Doncic isn’t known for his defense yet, but it’s more than reasonable to think he could be great. The NBA has morphed into a switch-everything league where mobile forwards have thrived. Centers aren’t just guarding centers anymore, they’re stopping wings off the drive and vice versa. With Doncic’s size and mobility, its more than feasible to envision him thriving in the league’s current climate, defending either side of a pick-and-roll.

Players of Doncic’s frame have become a luxury, and in this draft he’s one-of-a-kind. There’s nobody else of his skill level with a comparable build.

True centers are fading
As wings take over as the hot commodity of the league, centers are trending in the opposite direction. Yet they make up the bulk of who’s projected in the high lottery.

We’ve begun to exaggerate the need for a basketball unicorn, and stretched its definition to encompass additional talent. Joe Embiid, Anthony Davis and Antetokounmpo have proven the strength of the fully developed unicorn, but in truth their species are rare. And more importantly, the teams without them are winning.

Of the four teams in the conference in the finals, not one ran its offense through a center. Al Horfordwas a complementary piece in Boston, even with Kyrie Irving and Gordon Hayward sidelined, Clint Capela caught lobs for the Rockets, Tristan Thompson did that but less for the Cavaliers, and the starting big for the Warriors changed by night. And who thrived? A pair of wings in Boston (Jaylen Brown and Jayston Tatum), LeBron freakin’ James, James Harden, Kevin Durant, and Steph Curry. All ball-handling wings with the exception of Curry, a generational cyborg.

Most of the best talents in this NBA Draft are bigs: Mo Bamba, Jaren Jackson Jr., Wendell Carter, Marving Bagley III, and Ayton. All of those players will find a spot in this league. But how realistic are any of those five to star for a franchise on both ends?

Bamba’s showing promise as a shooter, but it’s far from reality. Jackson Jr. can’t create for himself off the dribble, ditto for Carter. Bagley’s one-on-one-defense was so bad Coach K turned Duke into a zone defense team. Ayton has a chance. He’s shown he can glide on the court and stay in front of smaller guards in moments. But that wasn’t at all consistent either.

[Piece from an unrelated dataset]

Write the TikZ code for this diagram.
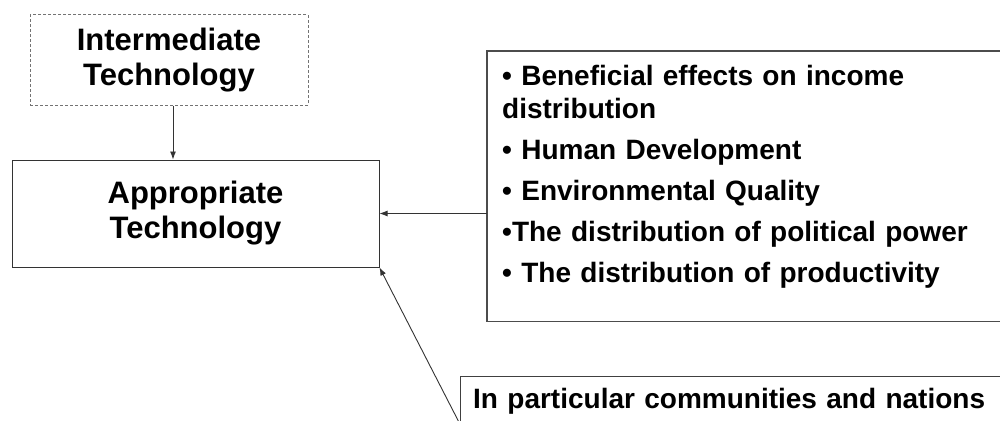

So that leads us to the obvious.

Luka Doncic is the 2018 NBA Draft’s best prospect. He should go No. 1.
Not only is Doncic proven by dominating the best competition he possibly can be at 19 years old, he projects to fit the NBA’s high demands from day one. Unlike the next-best prospects available, you don’t have to imagine much with him. He has the receipts.

Don’t overthink this. Don’t underestimate a player because he’s European. Don’t dismiss a player whose highlights don’t look like Russell Westbrook’s. He checks way too many boxes.

Luka Doncic’s name should be the first called on June 21.